We meet the gorgeous teenager, with her “mane of gold-red hair,” immediately after the death of her father, who has just been hung by Lord Rushmount’s men for poaching deer. The scene introduces us to the conditions of late seventeenth century Ireland, suffering under the exploitation of England and of English landholders who have usurped Irish property rights. A vain and cruel landlord, Rushmount stands for the unabashedly ruthless English ruling class. Grace’s father had found the courage to risk his life so that others might have food.

But Grace’s brother, Liam, a man only too practical and sensible, will not cut him down from the hanging tree for a proper burial and thereby risk his own life. Grace is outraged at her brother, but finds solace in the actions of the village blacksmith, Owen O’Donnell, who defies Rushmount by cutting down Grace’s “Da” and secretly burying him. 

Such timely heroism only supercharges Grace’s admiration and attraction for Owen, who over and over (with a few notable exceptions) rebuffs her bold advances. Because his self-esteem in matters of romance has suffered from the consequences of an accident that has left him with one leg crippled and withered, Owen fights down his longing for Grace and tells himself that he cannot be a proper mate for her. Grace herself feels quite otherwise, and a major interest in the story grows out of this troubled romance.

Grace, of course, has been pursued by many suitors. Among these is “Young Con” Mann, son of Rushmount’s estate manager. The elder Connor Mann had renounced his Catholic faith during the Puritan Commonwealth in order to maintain his holdings, but he is now (in 1665) dependent on the good will of Rushmount during the Restoration period that followed Oliver Cromwell’s purges. The dull-witted “Young Con” would provide a relatively safe situation for Grace, who cannot as a young woman live on her own and who is being pushed out of the tiny family home by Liam’s marriage to Brigit, who is soon pregnant. But Grace is not one to seek only safety and to deny her heart.

To complicate matters even further, Lord Rushmount himself, frustrated in his recent marriage and dazzled by the village beauty, has his eyes on Grace. He would seemingly do anything to have his way with her – and she would be helpless to resist.

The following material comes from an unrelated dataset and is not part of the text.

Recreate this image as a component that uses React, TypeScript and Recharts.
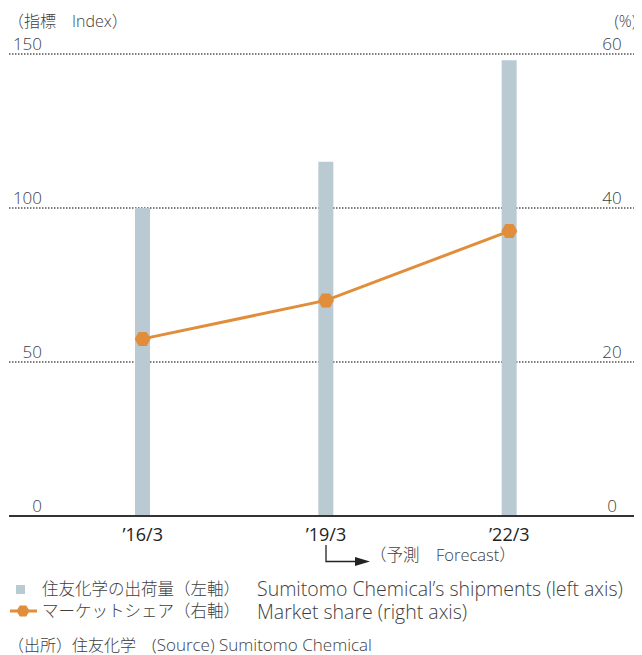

But wait, there is more:  Grace herself has followed in her father’s footsteps and turned poacher in order to relieve the excruciating poverty and hunger that devolves from Rushmount’s abuses of power.

In the end, it is Grace’s fearless sense of justice that dominates Jean Harrington’s achievement. Not always mindful of consequences, Grace’s bold actions threaten to bring more harm than good, but she cannot – as her brother Liam can – weigh things in the balance when her heart is committed to a sense of righteous action.

Jean Harrington has done a fine job of bringing knotty historical issues down to the flesh and blood lives of individuals. And with Grace O’Malley, a young woman whose adventures often find her lifting her skirts to her knees or getting them tangled in her legs or washing away the blood of butchered deer, she has devised a vital spirit ready to challenge any influential young actress prepared to buy the film rights.